The announcement of Monopoly's new cat token reminded me of a piece I wrote about Monopoly for an airline magazine in 1995. The occasion was the game's 60th anniversary. It goes a little something like this.
Memo to Ken Burns: The Civil War and baseball
documentaries you presented on PBS were swell ideas. But why nor explore a
truly classic icon of our civilization? I refer to Monopoly — a game for all
seasons and all families and all nations. (A little banjo music, please.)
Monopoly is played on rickety card tables and elaborately carved oaken
antiques. It is at once a city game and a country game and, yes, maybe even a
condo time-share game. It is played by the fireplace, on the picnic meadow and
on the beach, lit by a fiery setting sun. And now it is played in cyberspace,
thanks to the new CD-ROM edition.
Monopoly has enriched the language. We do not just reprove
malingerers. We tell them they cannot “pass go.” And doesn’t everyone yearn for
a “Get Out of Jail Free” card? Each game is a saga of laughter and tears (and
let’s not forget triumph and defeat). Youngsters get to play adults as peers in
a rite of passage.
Ever since unemployed engineer Charles Darrow created the
game in 1933 on his kitchen table, more than 160 million sets have been sold in
more than 103 countries. (It’s printed in
37 languages.) Darrow approached Parker Brothers (no doubt, top hat in
hand) with the hope of selling his idea to the game manufacturer. The company
found too many ‘design flaws” and turned him down.
Darrow was not afraid to roll the dice and do it on his own.
His success inspired a change of mind. In 1935, Monopoly became a Parker
Brothers game. (In this; the 60th anniversary year, there is a special
commemorative edition.)
In 1936, George Parker wanted to foreclose on Monopoly. It’s
not a good game, he argued. Too many things go wrong. But sales figures
inspired a change of heart. Parker was right. Monopoly is not an elegant game.
Its cumbersome rules and slow-motion play defy entertainment guidelines. And
therein lies its appeal. Monopoly is both total escape and absolute mirror of —
dare I say it — life. The rules are complex and sometimes you have to make up
your own. The real action does not take place on the board. It happens in the
feverish and fertile minds of the players.

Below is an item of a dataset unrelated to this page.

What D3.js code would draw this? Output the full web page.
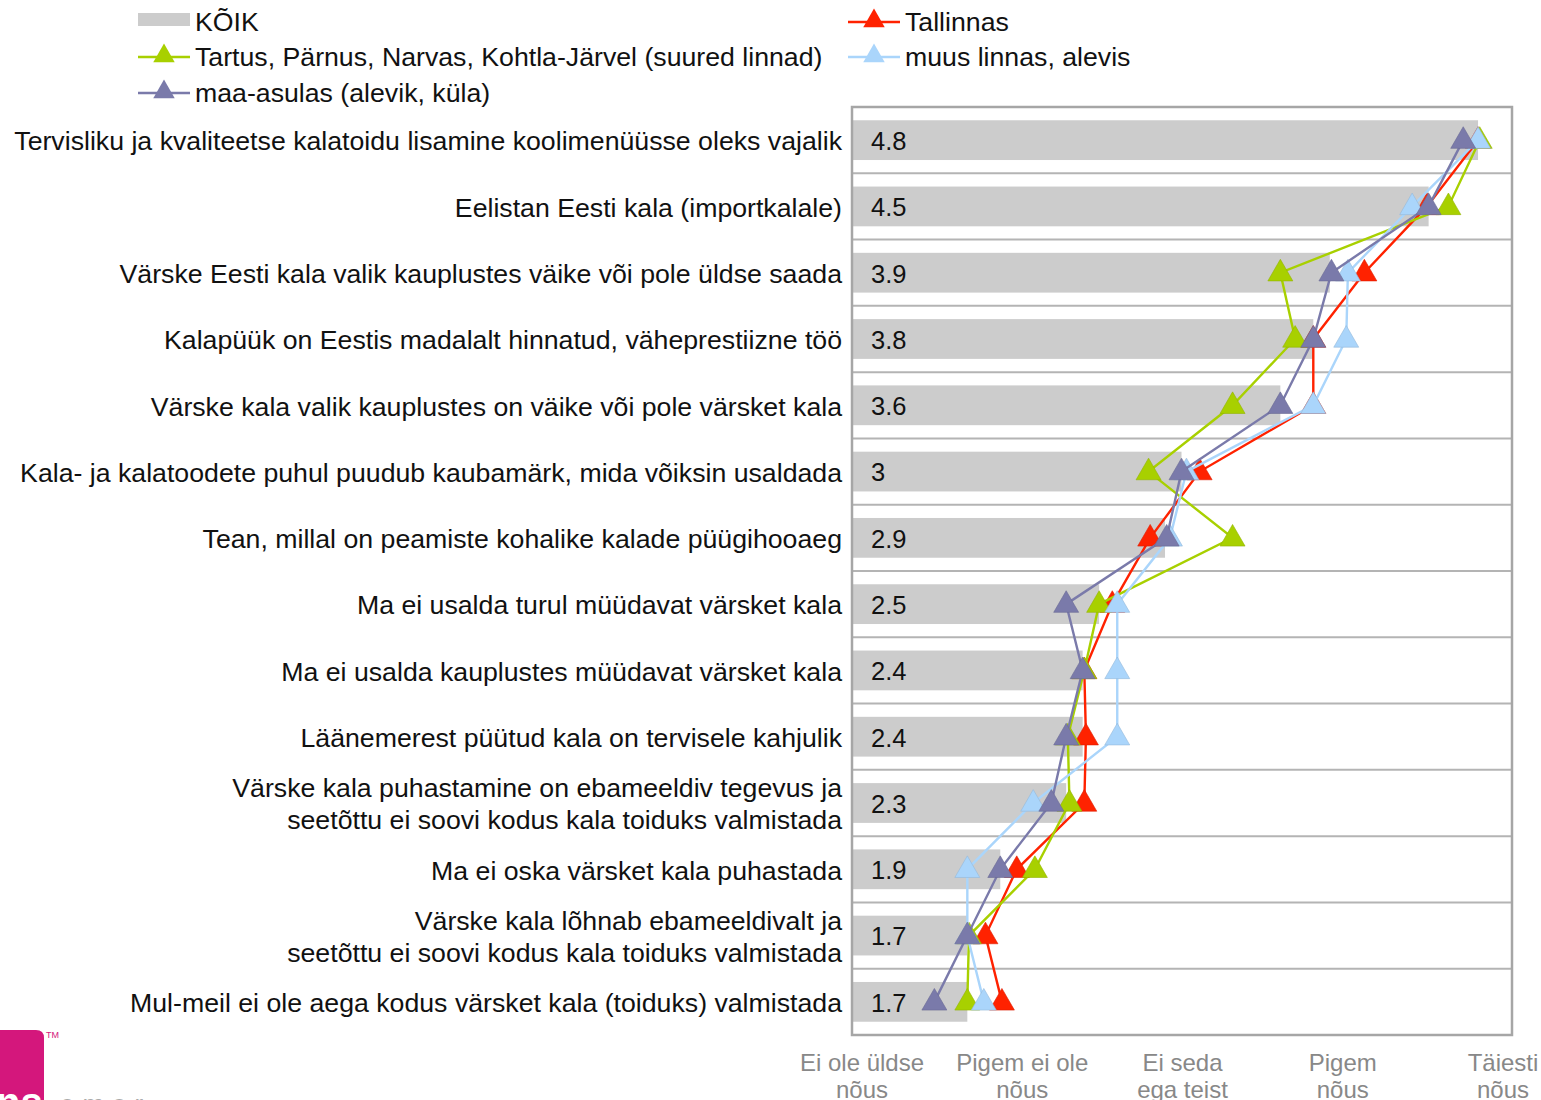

Edward H Parker, former Parker Brothers president,
identified the game’s charm as “clobbering your best friend without doing any
damage.” We get to experience the taboo sensations of greed and reckless
abandon. We thrill to our own desperation. And there is hope. We know our first
property purchase will lead to a monopoly and then houses and then hotels and
then money, money, money.
Monopoly is a certainty. Unlike baseball, it has not
changed. Oh, the packaging gets a facelift every 10 years or so, but the
colors, the symbols, the artwork, the prices and the rules are the same as they
always were. There is no designated banker rule. There is no MTV version of Monopoly.
There are only the sounds that are part of our heritage — the clatter of dice,
the whisper of transferred deeds and money and the tap. tap. tap of tokens
marching across the board.
And, Ken, you’ll have fun with the visuals — from the deeds
to the chance cards to the animated graphics in the CD-ROM version. Nowhere in
this memo have I bothered to describe the game. That is the simplest proof of
its place in our society. Without ever having met you. I know that you can feel
all the delicious sensations evoked by the very word, Monopoly.
May all bank errors be ‘in your favor.